Can you explain what regularization is and why it is useful?

Understanding the Question

When an interviewer asks, "Can you explain what regularization is and why it is useful?", they are probing your understanding of a fundamental concept in machine learning and data science. Regularization is a technique used to prevent overfitting, ensuring that the model performs well not only on the training data but also on new, unseen data. This question tests your grasp of machine learning basics, your ability to articulate complex concepts in simple terms, and your practical experience with applying regularization techniques in real-world problems.

Interviewer's Goals

The interviewer is looking for several key elements in your response:

Conceptual Understanding: Demonstrating a clear understanding of what regularization is and the problems it solves.
Technical Knowledge: Describing how regularization works and the different types of regularization techniques (e.g., L1, L2, and Elastic Net).
Practical Application: Sharing examples of how regularization can be applied in data science projects, particularly in scenarios where you have personally applied these techniques.
Critical Thinking: Discussing the trade-offs of using regularization, including any impacts on model complexity and interpretability.

How to Approach Your Answer

To construct a comprehensive and effective answer, structure your response around the following points:

Define Regularization: Start with a straightforward definition. Regularization is a technique used to reduce overfitting in machine learning models by penalizing large coefficients. It helps to simplify the model, making it more generalizable to new data.
Explain Why It’s Useful: Highlight the problem of overfitting and how regularization addresses this problem by adding a penalty term to the loss function. This ensures that the model does not become too complex and can generalize better to unseen data.
Discuss Different Types: Briefly describe the most common types of regularization—L1 (Lasso), L2 (Ridge), and Elastic Net—and when each might be preferred based on the characteristics of the data and the specific problem being solved.
Share Practical Examples: If possible, share an example or two from your own experience where you successfully applied regularization techniques to improve model performance.

Example Responses Relevant to Applied Data Scientist

Here are some example responses that could help shape your own answer:

Example 1: Basic Response

"Regularization is a technique in machine learning that helps prevent overfitting by adding a penalty to the loss function, which constrains the size of the coefficients. Overfitting happens when a model learns the noise in the training data instead of the actual signal, making it perform poorly on new, unseen data. Regularization helps by making the model simpler and improving its generalizability. The two most common types are L1 regularization, which can result in sparse models by driving some coefficients to zero, and L2 regularization, which tends to distribute the penalty across all coefficients. In my previous project on predicting customer churn, I used L2 regularization to prevent overfitting, especially since we had a high-dimensional dataset. This approach significantly improved our model's performance on the validation set."

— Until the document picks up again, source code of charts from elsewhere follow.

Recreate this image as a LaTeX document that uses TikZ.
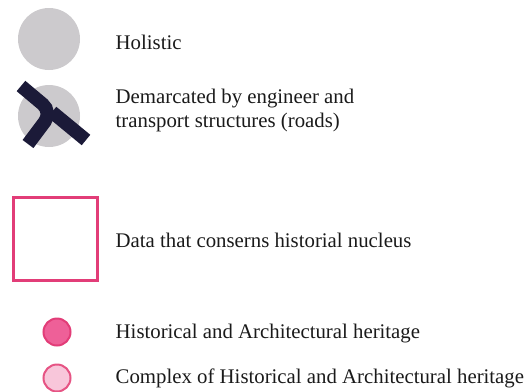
\documentclass[tikz,border=0pt]{standalone}
\usepackage{fontspec}
\setmainfont{Liberation Serif}
\definecolor{lgray}{HTML}{CCCACD}
\definecolor{navy}{HTML}{1B1A38}
\definecolor{pinkline}{HTML}{E23D78}
\definecolor{pinkfill}{HTML}{EE6098}
\definecolor{lpinkfill}{HTML}{F8C6DA}
\definecolor{lpinkline}{HTML}{E65484}
\definecolor{txt}{HTML}{1A1A1A}
\begin{document}
\begin{tikzpicture}[x=1pt,y=-1pt,
  lbl/.style={anchor=base west,inner sep=0pt,text=txt,font=\fontsize{20.8}{24}\selectfont,align=left},
  bigdot/.style={circle,fill=lgray,minimum size=62pt,inner sep=0pt},
  road/.style={draw=navy,line width=13.5pt}
]
\useasboundingbox (0,0) rectangle (529,391);
% Holistic
\node[bigdot] (c1) at (49,39) {};
\node[lbl] (t1) at (115.5,49) {Holistic};
% Demarcated
\node[bigdot] (c2) at (49,116) {};
\coordinate (ra) at (21,86);
\coordinate (rj) at (52,112);
\coordinate (rb) at (86,140);
\coordinate (rc) at (28,144);
\draw[road,rounded corners=12pt] (ra) -- (rj) -- (rc);
\draw[road] (rj) -- (rb);
\node[lbl,anchor=north west] (t2) at (115.5,89) {Demarcated by engineer and\\transport structures (roads)};
% Data
\node[draw=pinkline,line width=3pt,minimum width=84pt,minimum height=83pt,inner sep=0pt] (sq) at (55.5,238.5) {};
\node[lbl] (t3) at (115.5,247) {Data that conserns historial nucleus};
% Historical
\node[circle,draw=pinkline,fill=pinkfill,line width=2pt,minimum size=27pt,inner sep=0pt] (c3) at (57,332) {};
\node[lbl] (t4) at (115.5,338) {Historical and Architectural heritage};
\node[circle,draw=lpinkline,fill=lpinkfill,line width=2pt,minimum size=27pt,inner sep=0pt] (c4) at (57,378) {};
\node[lbl] (t5) at (115.5,383) {Complex of Historical and Architectural heritage};
\end{tikzpicture}
\end{document}
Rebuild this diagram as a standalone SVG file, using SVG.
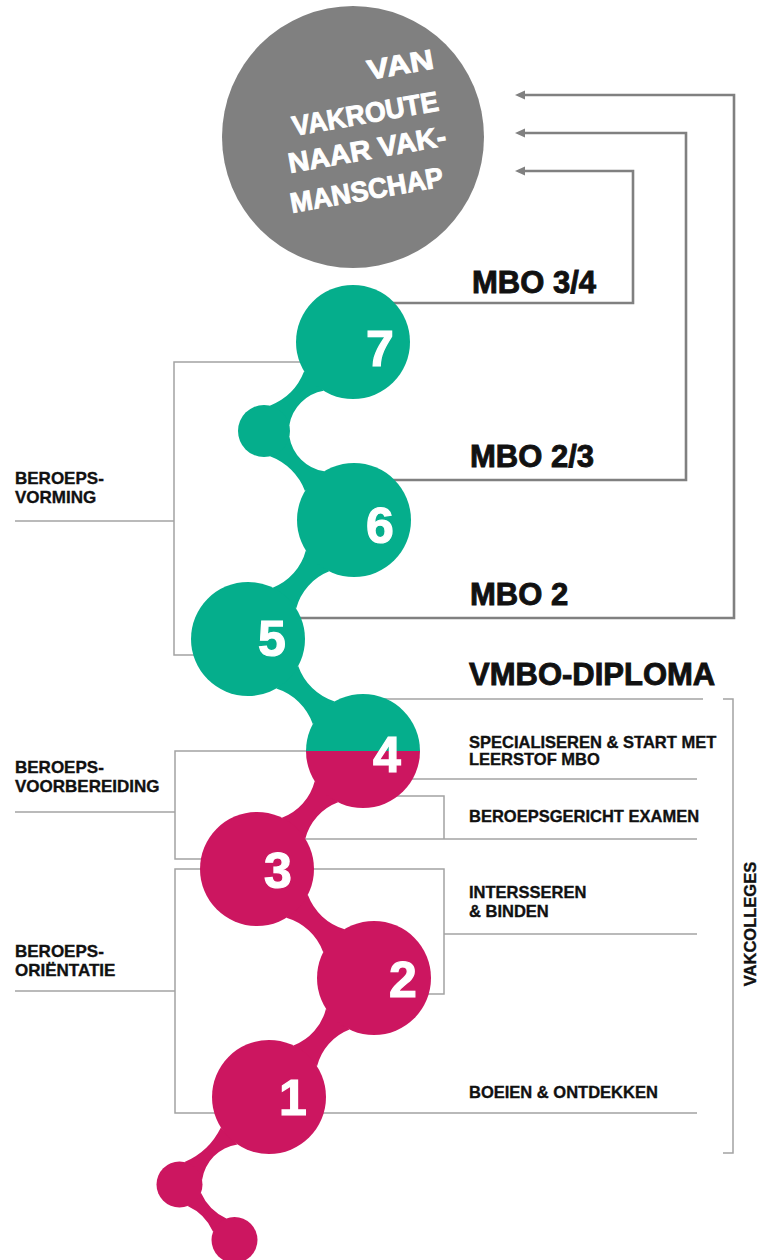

Example 2: Advanced Response

"Regularization addresses the critical issue of overfitting in machine learning models by introducing a penalty term to the loss function. This penalty discourages the model from fitting too closely to the training data, which can include noise and anomalies, by penalizing large weights. The result is a more robust model that generalizes better to unseen data, which is crucial in applied data science where the ultimate goal is to make accurate predictions on new inputs. L1 regularization, or Lasso, can zero out some coefficients, effectively performing feature selection, which is particularly useful in dealing with high-dimensional data or when we suspect that only a subset of features is relevant. L2 regularization, or Ridge, minimizes the magnitude of coefficients uniformly and is less aggressive than L1 in reducing coefficients to zero. Elastic Net combines the penalties of L1 and L2 and is beneficial when there are correlations among features. In my work, I've found Elastic Net to be exceptionally useful in predictive modeling tasks where multicollinearity was present. By tuning the ratio between L1 and L2 penalties, I was able to develop models that were both interpretable and had high predictive accuracy."

Tips for Success

Stay Relevant: Tailor your answer to the applied data scientist role, focusing on the practical aspects of regularization and its impact on real-world data science projects.
Be Concise but Comprehensive: While being thorough, avoid overly technical jargon or lengthy explanations that could lose the interviewer’s interest.
Use Examples: Concrete examples from your experience make your answer more compelling and demonstrate your hands-on expertise.
Understand the Trade-offs: Be prepared to discuss the trade-offs involved in using regularization, including any potential impacts on model interpretability and complexity.
Show Enthusiasm: Demonstrating genuine interest in solving complex problems with regularization can set you apart as a candidate who is passionate about data science and machine learning.